→ **Recorded information**:
------------------------------------------------------------------------
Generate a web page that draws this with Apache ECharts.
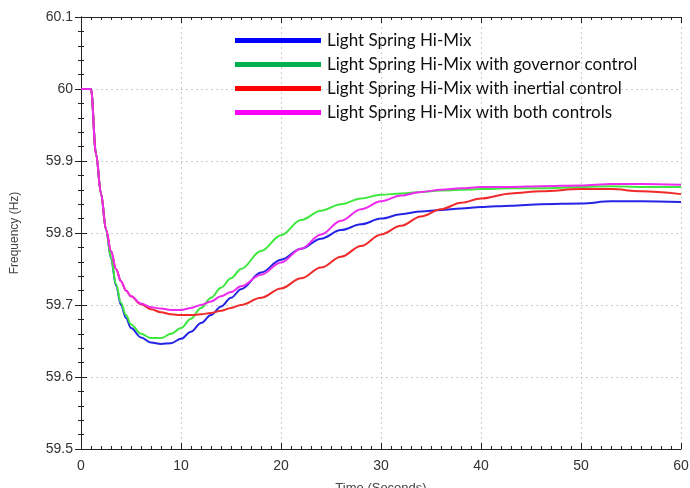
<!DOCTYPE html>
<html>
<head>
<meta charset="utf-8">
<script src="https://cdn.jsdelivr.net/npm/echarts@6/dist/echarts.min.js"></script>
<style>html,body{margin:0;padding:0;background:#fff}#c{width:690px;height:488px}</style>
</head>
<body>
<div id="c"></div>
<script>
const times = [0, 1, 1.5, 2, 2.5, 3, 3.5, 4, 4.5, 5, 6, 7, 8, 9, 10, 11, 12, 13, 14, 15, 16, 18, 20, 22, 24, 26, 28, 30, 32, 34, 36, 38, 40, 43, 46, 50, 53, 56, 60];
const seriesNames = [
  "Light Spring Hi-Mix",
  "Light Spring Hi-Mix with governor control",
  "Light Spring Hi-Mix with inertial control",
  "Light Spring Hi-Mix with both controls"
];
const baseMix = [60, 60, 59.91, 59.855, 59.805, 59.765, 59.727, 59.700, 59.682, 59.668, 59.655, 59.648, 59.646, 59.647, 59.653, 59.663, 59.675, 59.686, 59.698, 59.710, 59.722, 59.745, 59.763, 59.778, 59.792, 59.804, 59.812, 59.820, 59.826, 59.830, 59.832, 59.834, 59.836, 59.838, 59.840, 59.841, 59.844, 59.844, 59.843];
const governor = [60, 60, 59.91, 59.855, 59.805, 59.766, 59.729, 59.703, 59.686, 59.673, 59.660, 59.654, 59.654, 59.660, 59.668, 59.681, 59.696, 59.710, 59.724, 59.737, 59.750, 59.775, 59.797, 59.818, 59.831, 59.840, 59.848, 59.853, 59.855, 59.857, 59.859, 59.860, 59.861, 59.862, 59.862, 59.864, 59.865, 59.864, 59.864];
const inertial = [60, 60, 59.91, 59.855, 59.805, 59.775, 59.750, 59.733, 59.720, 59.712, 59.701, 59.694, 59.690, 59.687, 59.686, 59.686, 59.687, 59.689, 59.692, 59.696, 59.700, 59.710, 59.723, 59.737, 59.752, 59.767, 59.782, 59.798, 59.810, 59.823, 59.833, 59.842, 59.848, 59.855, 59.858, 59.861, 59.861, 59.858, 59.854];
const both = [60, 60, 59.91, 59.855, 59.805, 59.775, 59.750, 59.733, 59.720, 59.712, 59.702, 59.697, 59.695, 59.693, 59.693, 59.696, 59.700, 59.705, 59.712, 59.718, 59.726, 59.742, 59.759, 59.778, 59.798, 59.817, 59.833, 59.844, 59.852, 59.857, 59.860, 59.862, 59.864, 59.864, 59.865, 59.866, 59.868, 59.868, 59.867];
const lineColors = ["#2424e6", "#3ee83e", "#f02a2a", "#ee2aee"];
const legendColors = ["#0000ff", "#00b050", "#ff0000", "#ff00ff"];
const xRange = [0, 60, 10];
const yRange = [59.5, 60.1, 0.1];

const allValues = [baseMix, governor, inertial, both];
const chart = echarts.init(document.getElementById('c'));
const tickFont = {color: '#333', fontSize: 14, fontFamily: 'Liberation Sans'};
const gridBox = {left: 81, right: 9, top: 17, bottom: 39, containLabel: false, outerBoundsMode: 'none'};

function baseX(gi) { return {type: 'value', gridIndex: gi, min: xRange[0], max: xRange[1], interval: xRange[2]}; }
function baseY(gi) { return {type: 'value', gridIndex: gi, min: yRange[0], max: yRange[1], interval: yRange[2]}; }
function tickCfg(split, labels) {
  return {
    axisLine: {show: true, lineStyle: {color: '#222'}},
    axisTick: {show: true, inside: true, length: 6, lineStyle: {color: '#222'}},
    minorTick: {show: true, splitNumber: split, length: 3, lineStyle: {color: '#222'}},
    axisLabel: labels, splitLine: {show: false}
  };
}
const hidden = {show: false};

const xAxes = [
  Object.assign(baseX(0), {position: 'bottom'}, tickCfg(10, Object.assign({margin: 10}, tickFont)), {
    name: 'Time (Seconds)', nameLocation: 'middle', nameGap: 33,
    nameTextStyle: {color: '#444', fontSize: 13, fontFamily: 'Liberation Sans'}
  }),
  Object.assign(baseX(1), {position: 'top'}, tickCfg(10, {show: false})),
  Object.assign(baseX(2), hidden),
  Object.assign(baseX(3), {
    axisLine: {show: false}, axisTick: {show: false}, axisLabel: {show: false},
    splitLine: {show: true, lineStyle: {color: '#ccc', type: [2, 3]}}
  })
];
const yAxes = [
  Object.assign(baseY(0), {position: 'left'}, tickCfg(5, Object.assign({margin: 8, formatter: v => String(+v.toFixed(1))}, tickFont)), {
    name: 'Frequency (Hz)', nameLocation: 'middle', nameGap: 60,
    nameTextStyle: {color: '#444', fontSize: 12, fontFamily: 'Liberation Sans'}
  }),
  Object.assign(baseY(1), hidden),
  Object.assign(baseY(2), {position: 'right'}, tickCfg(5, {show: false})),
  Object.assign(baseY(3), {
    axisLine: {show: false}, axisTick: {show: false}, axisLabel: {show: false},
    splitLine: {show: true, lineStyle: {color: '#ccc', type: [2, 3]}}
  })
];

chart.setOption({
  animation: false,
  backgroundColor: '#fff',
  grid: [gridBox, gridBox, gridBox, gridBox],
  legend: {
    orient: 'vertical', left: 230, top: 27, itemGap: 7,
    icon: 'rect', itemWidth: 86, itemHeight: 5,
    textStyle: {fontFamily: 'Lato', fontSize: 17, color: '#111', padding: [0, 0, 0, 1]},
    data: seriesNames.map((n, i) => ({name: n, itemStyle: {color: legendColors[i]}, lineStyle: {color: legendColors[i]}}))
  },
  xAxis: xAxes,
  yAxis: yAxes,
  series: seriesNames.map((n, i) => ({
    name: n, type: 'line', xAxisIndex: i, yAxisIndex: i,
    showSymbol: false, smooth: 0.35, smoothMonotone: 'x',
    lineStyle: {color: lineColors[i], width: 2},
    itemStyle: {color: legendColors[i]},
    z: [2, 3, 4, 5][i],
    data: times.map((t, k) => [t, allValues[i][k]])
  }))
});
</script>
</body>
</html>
------------------------------------------------------------------------
→ **Aim of the task**:
Transcribe the listing in full and omit the pictures.

→ **Expected answer**:
Generate a web page that draws this with Apache ECharts.
<!DOCTYPE html>
<html>
<head>
<meta charset="utf-8">
<script src="https://cdn.jsdelivr.net/npm/echarts@6/dist/echarts.min.js"></script>
<style>html,body{margin:0;padding:0;background:#fff}#c{width:690px;height:488px}</style>
</head>
<body>
<div id="c"></div>
<script>
const times = [0, 1, 1.5, 2, 2.5, 3, 3.5, 4, 4.5, 5, 6, 7, 8, 9, 10, 11, 12, 13, 14, 15, 16, 18, 20, 22, 24, 26, 28, 30, 32, 34, 36, 38, 40, 43, 46, 50, 53, 56, 60];
const seriesNames = [
  "Light Spring Hi-Mix",
  "Light Spring Hi-Mix with governor control",
  "Light Spring Hi-Mix with inertial control",
  "Light Spring Hi-Mix with both controls"
];
const baseMix = [60, 60, 59.91, 59.855, 59.805, 59.765, 59.727, 59.700, 59.682, 59.668, 59.655, 59.648, 59.646, 59.647, 59.653, 59.663, 59.675, 59.686, 59.698, 59.710, 59.722, 59.745, 59.763, 59.778, 59.792, 59.804, 59.812, 59.820, 59.826, 59.830, 59.832, 59.834, 59.836, 59.838, 59.840, 59.841, 59.844, 59.844, 59.843];
const governor = [60, 60, 59.91, 59.855, 59.805, 59.766, 59.729, 59.703, 59.686, 59.673, 59.660, 59.654, 59.654, 59.660, 59.668, 59.681, 59.696, 59.710, 59.724, 59.737, 59.750, 59.775, 59.797, 59.818, 59.831, 59.840, 59.848, 59.853, 59.855, 59.857, 59.859, 59.860, 59.861, 59.862, 59.862, 59.864, 59.865, 59.864, 59.864];
const inertial = [60, 60, 59.91, 59.855, 59.805, 59.775, 59.750, 59.733, 59.720, 59.712, 59.701, 59.694, 59.690, 59.687, 59.686, 59.686, 59.687, 59.689, 59.692, 59.696, 59.700, 59.710, 59.723, 59.737, 59.752, 59.767, 59.782, 59.798, 59.810, 59.823, 59.833, 59.842, 59.848, 59.855, 59.858, 59.861, 59.861, 59.858, 59.854];
const both = [60, 60, 59.91, 59.855, 59.805, 59.775, 59.750, 59.733, 59.720, 59.712, 59.702, 59.697, 59.695, 59.693, 59.693, 59.696, 59.700, 59.705, 59.712, 59.718, 59.726, 59.742, 59.759, 59.778, 59.798, 59.817, 59.833, 59.844, 59.852, 59.857, 59.860, 59.862, 59.864, 59.864, 59.865, 59.866, 59.868, 59.868, 59.867];
const lineColors = ["#2424e6", "#3ee83e", "#f02a2a", "#ee2aee"];
const legendColors = ["#0000ff", "#00b050", "#ff0000", "#ff00ff"];
const xRange = [0, 60, 10];
const yRange = [59.5, 60.1, 0.1];

const allValues = [baseMix, governor, inertial, both];
const chart = echarts.init(document.getElementById('c'));
const tickFont = {color: '#333', fontSize: 14, fontFamily: 'Liberation Sans'};
const gridBox = {left: 81, right: 9, top: 17, bottom: 39, containLabel: false, outerBoundsMode: 'none'};

function baseX(gi) { return {type: 'value', gridIndex: gi, min: xRange[0], max: xRange[1], interval: xRange[2]}; }
function baseY(gi) { return {type: 'value', gridIndex: gi, min: yRange[0], max: yRange[1], interval: yRange[2]}; }
function tickCfg(split, labels) {
  return {
    axisLine: {show: true, lineStyle: {color: '#222'}},
    axisTick: {show: true, inside: true, length: 6, lineStyle: {color: '#222'}},
    minorTick: {show: true, splitNumber: split, length: 3, lineStyle: {color: '#222'}},
    axisLabel: labels, splitLine: {show: false}
  };
}
const hidden = {show: false};

const xAxes = [
  Object.assign(baseX(0), {position: 'bottom'}, tickCfg(10, Object.assign({margin: 10}, tickFont)), {
    name: 'Time (Seconds)', nameLocation: 'middle', nameGap: 33,
    nameTextStyle: {color: '#444', fontSize: 13, fontFamily: 'Liberation Sans'}
  }),
  Object.assign(baseX(1), {position: 'top'}, tickCfg(10, {show: false})),
  Object.assign(baseX(2), hidden),
  Object.assign(baseX(3), {
    axisLine: {show: false}, axisTick: {show: false}, axisLabel: {show: false},
    splitLine: {show: true, lineStyle: {color: '#ccc', type: [2, 3]}}
  })
];
const yAxes = [
  Object.assign(baseY(0), {position: 'left'}, tickCfg(5, Object.assign({margin: 8, formatter: v => String(+v.toFixed(1))}, tickFont)), {
    name: 'Frequency (Hz)', nameLocation: 'middle', nameGap: 60,
    nameTextStyle: {color: '#444', fontSize: 12, fontFamily: 'Liberation Sans'}
  }),
  Object.assign(baseY(1), hidden),
  Object.assign(baseY(2), {position: 'right'}, tickCfg(5, {show: false})),
  Object.assign(baseY(3), {
    axisLine: {show: false}, axisTick: {show: false}, axisLabel: {show: false},
    splitLine: {show: true, lineStyle: {color: '#ccc', type: [2, 3]}}
  })
];

chart.setOption({
  animation: false,
  backgroundColor: '#fff',
  grid: [gridBox, gridBox, gridBox, gridBox],
  legend: {
    orient: 'vertical', left: 230, top: 27, itemGap: 7,
    icon: 'rect', itemWidth: 86, itemHeight: 5,
    textStyle: {fontFamily: 'Lato', fontSize: 17, color: '#111', padding: [0, 0, 0, 1]},
    data: seriesNames.map((n, i) => ({name: n, itemStyle: {color: legendColors[i]}, lineStyle: {color: legendColors[i]}}))
  },
  xAxis: xAxes,
  yAxis: yAxes,
  series: seriesNames.map((n, i) => ({
    name: n, type: 'line', xAxisIndex: i, yAxisIndex: i,
    showSymbol: false, smooth: 0.35, smoothMonotone: 'x',
    lineStyle: {color: lineColors[i], width: 2},
    itemStyle: {color: legendColors[i]},
    z: [2, 3, 4, 5][i],
    data: times.map((t, k) => [t, allValues[i][k]])
  }))
});
</script>
</body>
</html>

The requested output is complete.